What to do.
Find the line with "Output the Python" and the line with "y_ticks = [40, 60, 80]", then repeat both of them and every line in between exactly. Omit the pictures.
### Source records
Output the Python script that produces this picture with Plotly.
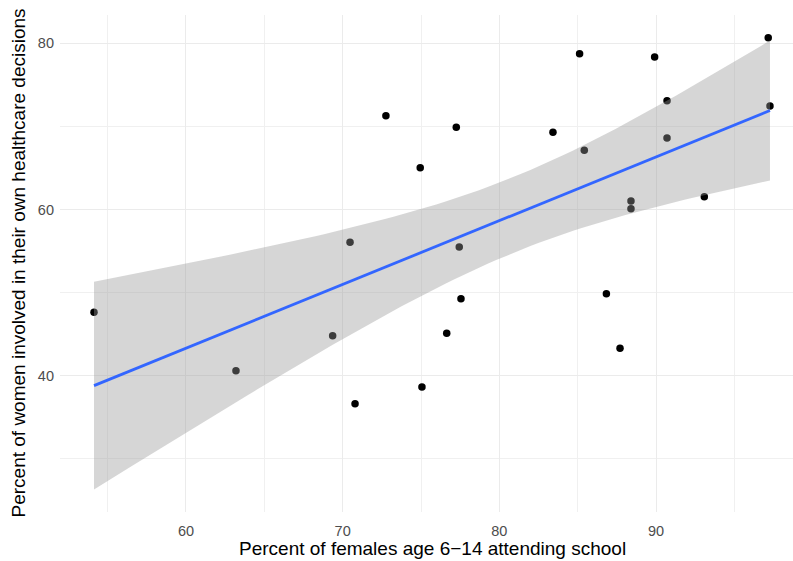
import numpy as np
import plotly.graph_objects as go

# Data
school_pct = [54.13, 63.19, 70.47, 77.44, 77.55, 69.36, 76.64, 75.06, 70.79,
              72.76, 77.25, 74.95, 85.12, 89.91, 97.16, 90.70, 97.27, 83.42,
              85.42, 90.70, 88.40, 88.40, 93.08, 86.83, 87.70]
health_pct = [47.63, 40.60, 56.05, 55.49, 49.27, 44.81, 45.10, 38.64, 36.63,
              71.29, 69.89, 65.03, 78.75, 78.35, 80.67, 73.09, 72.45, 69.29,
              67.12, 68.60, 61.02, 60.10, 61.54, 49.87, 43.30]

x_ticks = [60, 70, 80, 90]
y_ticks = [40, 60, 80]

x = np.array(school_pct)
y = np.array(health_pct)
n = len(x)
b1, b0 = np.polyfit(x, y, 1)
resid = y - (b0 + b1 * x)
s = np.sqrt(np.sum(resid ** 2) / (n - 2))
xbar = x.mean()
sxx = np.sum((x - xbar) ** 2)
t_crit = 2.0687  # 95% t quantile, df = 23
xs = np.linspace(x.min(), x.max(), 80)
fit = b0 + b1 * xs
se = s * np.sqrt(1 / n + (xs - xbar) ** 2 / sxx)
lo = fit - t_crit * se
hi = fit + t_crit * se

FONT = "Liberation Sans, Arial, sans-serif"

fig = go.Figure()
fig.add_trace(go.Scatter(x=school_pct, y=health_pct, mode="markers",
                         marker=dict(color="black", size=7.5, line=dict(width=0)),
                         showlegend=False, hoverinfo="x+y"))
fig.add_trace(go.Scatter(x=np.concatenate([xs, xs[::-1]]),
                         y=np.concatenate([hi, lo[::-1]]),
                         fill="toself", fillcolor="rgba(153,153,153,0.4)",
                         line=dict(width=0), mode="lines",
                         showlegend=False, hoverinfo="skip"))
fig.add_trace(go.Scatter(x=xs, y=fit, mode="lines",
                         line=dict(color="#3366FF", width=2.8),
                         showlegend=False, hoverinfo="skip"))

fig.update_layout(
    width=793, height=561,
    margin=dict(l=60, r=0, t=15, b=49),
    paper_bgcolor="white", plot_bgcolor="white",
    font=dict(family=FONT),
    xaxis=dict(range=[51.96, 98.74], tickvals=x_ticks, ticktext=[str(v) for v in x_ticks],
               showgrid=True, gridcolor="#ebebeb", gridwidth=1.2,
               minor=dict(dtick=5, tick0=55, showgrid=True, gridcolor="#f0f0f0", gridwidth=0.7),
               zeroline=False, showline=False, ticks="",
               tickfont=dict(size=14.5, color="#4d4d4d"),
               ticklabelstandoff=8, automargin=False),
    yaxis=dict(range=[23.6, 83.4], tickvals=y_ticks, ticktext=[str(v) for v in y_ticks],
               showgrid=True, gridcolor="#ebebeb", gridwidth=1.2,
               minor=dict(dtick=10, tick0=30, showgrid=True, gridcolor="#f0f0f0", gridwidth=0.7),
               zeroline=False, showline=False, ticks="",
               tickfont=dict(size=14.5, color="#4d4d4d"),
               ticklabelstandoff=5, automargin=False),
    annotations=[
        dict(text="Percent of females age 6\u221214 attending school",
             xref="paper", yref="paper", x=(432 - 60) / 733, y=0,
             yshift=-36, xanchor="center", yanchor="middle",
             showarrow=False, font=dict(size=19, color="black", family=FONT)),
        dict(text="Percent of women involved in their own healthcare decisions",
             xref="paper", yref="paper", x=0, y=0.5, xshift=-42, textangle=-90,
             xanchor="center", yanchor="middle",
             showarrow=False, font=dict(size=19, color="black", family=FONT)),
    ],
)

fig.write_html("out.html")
######
### Source records
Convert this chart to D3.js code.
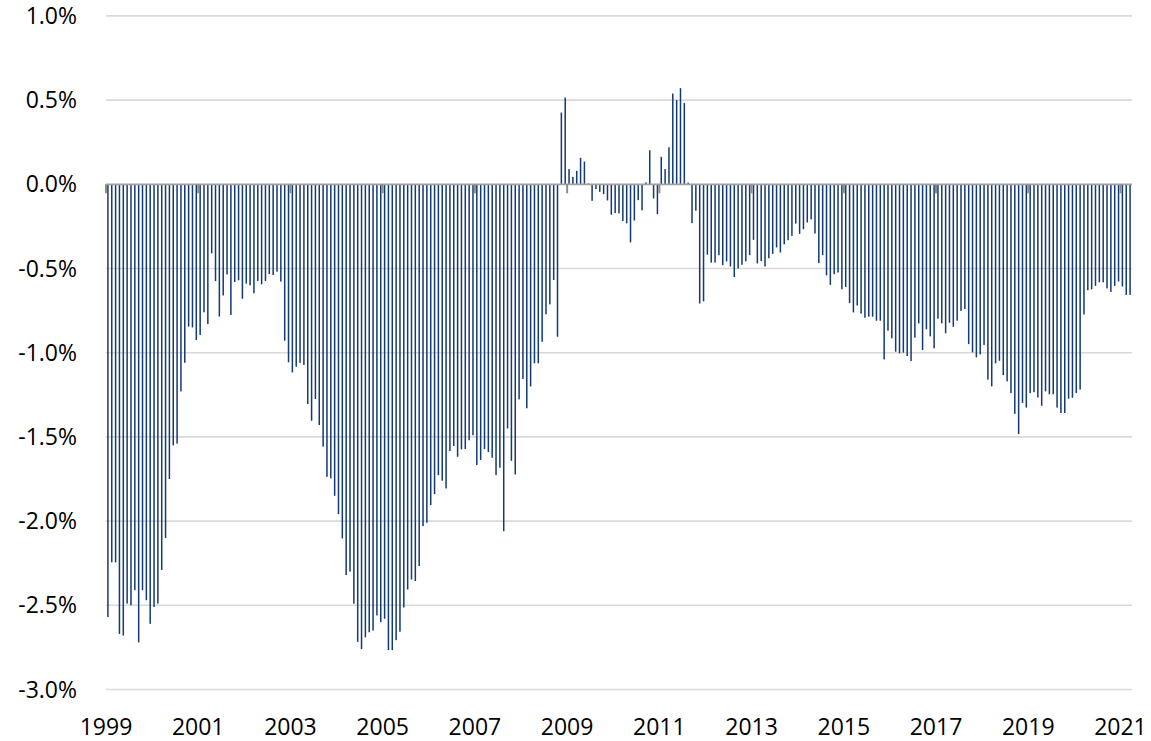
######
Solution to the exercise.
Output the Python script that produces this picture with Plotly.
import numpy as np
import plotly.graph_objects as go

# Data
school_pct = [54.13, 63.19, 70.47, 77.44, 77.55, 69.36, 76.64, 75.06, 70.79,
              72.76, 77.25, 74.95, 85.12, 89.91, 97.16, 90.70, 97.27, 83.42,
              85.42, 90.70, 88.40, 88.40, 93.08, 86.83, 87.70]
health_pct = [47.63, 40.60, 56.05, 55.49, 49.27, 44.81, 45.10, 38.64, 36.63,
              71.29, 69.89, 65.03, 78.75, 78.35, 80.67, 73.09, 72.45, 69.29,
              67.12, 68.60, 61.02, 60.10, 61.54, 49.87, 43.30]

x_ticks = [60, 70, 80, 90]
y_ticks = [40, 60, 80]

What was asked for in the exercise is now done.